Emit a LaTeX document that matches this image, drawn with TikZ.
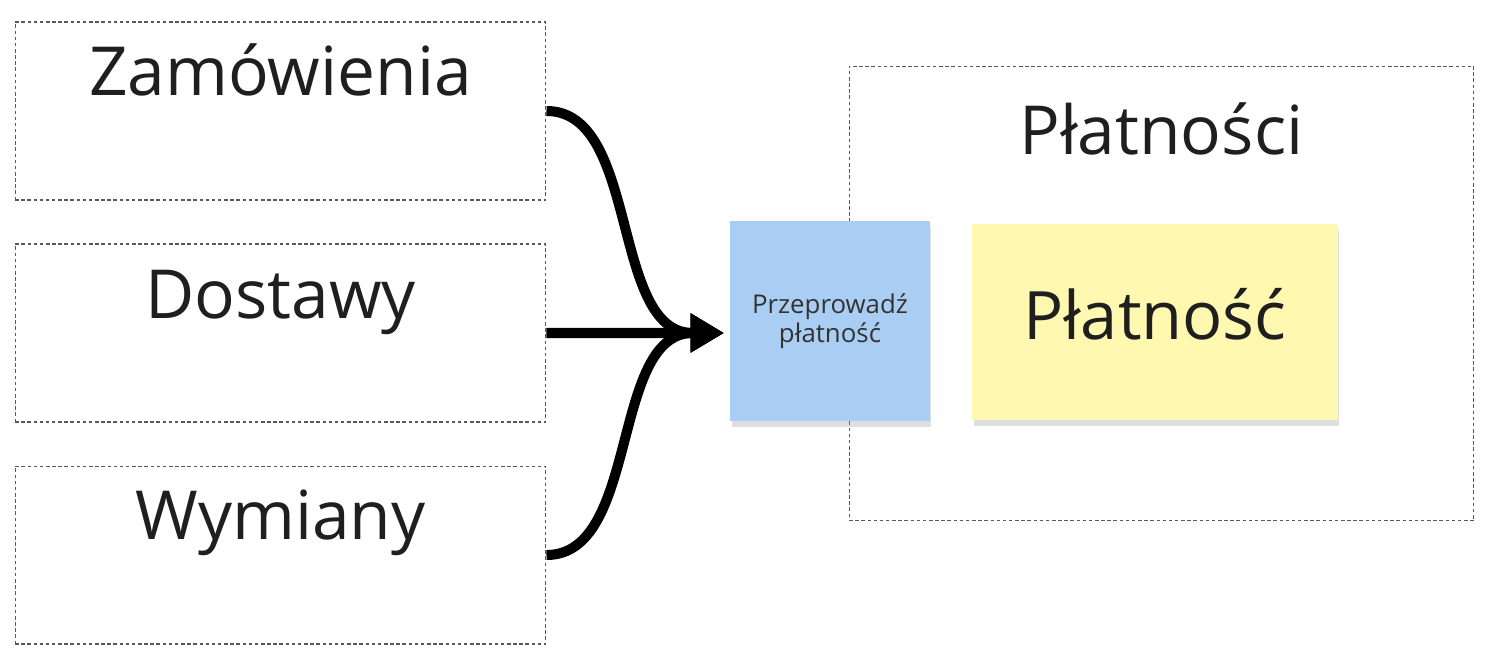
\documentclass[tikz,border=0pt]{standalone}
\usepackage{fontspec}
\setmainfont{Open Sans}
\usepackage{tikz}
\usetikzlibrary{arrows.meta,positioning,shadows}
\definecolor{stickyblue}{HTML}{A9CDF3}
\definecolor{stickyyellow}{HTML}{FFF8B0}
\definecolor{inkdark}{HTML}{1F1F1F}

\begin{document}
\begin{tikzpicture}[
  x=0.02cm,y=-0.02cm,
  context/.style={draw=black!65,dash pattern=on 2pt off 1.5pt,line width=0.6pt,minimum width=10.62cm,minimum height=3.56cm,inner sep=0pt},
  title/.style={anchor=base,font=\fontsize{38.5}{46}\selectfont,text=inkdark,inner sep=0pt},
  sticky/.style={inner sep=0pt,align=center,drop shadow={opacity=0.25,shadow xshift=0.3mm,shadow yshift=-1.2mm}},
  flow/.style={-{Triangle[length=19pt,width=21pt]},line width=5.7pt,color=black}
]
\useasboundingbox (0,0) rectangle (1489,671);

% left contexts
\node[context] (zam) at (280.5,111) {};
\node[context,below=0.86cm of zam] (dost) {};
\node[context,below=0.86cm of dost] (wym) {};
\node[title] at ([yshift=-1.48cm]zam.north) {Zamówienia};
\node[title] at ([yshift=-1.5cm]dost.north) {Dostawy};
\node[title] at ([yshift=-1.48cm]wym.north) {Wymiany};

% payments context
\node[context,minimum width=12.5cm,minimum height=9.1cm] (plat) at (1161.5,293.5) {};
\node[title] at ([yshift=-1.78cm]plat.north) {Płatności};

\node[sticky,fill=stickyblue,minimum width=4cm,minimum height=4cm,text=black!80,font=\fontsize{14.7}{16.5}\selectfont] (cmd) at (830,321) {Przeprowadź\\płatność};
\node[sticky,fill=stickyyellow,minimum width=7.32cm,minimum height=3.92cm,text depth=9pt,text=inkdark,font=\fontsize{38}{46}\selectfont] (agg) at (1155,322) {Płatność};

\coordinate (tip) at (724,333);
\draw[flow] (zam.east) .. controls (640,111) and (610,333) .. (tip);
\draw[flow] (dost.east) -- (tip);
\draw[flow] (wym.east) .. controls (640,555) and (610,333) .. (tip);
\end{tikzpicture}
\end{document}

- _Required work_: Reproduce each line exactly as it appears, omitting the pictures.

- _Written solution_:
Emit a LaTeX document that matches this image, drawn with TikZ.
\documentclass[tikz,border=0pt]{standalone}
\usepackage{fontspec}
\setmainfont{Open Sans}
\usepackage{tikz}
\usetikzlibrary{arrows.meta,positioning,shadows}
\definecolor{stickyblue}{HTML}{A9CDF3}
\definecolor{stickyyellow}{HTML}{FFF8B0}
\definecolor{inkdark}{HTML}{1F1F1F}

\begin{document}
\begin{tikzpicture}[
  x=0.02cm,y=-0.02cm,
  context/.style={draw=black!65,dash pattern=on 2pt off 1.5pt,line width=0.6pt,minimum width=10.62cm,minimum height=3.56cm,inner sep=0pt},
  title/.style={anchor=base,font=\fontsize{38.5}{46}\selectfont,text=inkdark,inner sep=0pt},
  sticky/.style={inner sep=0pt,align=center,drop shadow={opacity=0.25,shadow xshift=0.3mm,shadow yshift=-1.2mm}},
  flow/.style={-{Triangle[length=19pt,width=21pt]},line width=5.7pt,color=black}
]
\useasboundingbox (0,0) rectangle (1489,671);

% left contexts
\node[context] (zam) at (280.5,111) {};
\node[context,below=0.86cm of zam] (dost) {};
\node[context,below=0.86cm of dost] (wym) {};
\node[title] at ([yshift=-1.48cm]zam.north) {Zamówienia};
\node[title] at ([yshift=-1.5cm]dost.north) {Dostawy};
\node[title] at ([yshift=-1.48cm]wym.north) {Wymiany};

% payments context
\node[context,minimum width=12.5cm,minimum height=9.1cm] (plat) at (1161.5,293.5) {};
\node[title] at ([yshift=-1.78cm]plat.north) {Płatności};

\node[sticky,fill=stickyblue,minimum width=4cm,minimum height=4cm,text=black!80,font=\fontsize{14.7}{16.5}\selectfont] (cmd) at (830,321) {Przeprowadź\\płatność};
\node[sticky,fill=stickyyellow,minimum width=7.32cm,minimum height=3.92cm,text depth=9pt,text=inkdark,font=\fontsize{38}{46}\selectfont] (agg) at (1155,322) {Płatność};

\coordinate (tip) at (724,333);
\draw[flow] (zam.east) .. controls (640,111) and (610,333) .. (tip);
\draw[flow] (dost.east) -- (tip);
\draw[flow] (wym.east) .. controls (640,555) and (610,333) .. (tip);
\end{tikzpicture}
\end{document}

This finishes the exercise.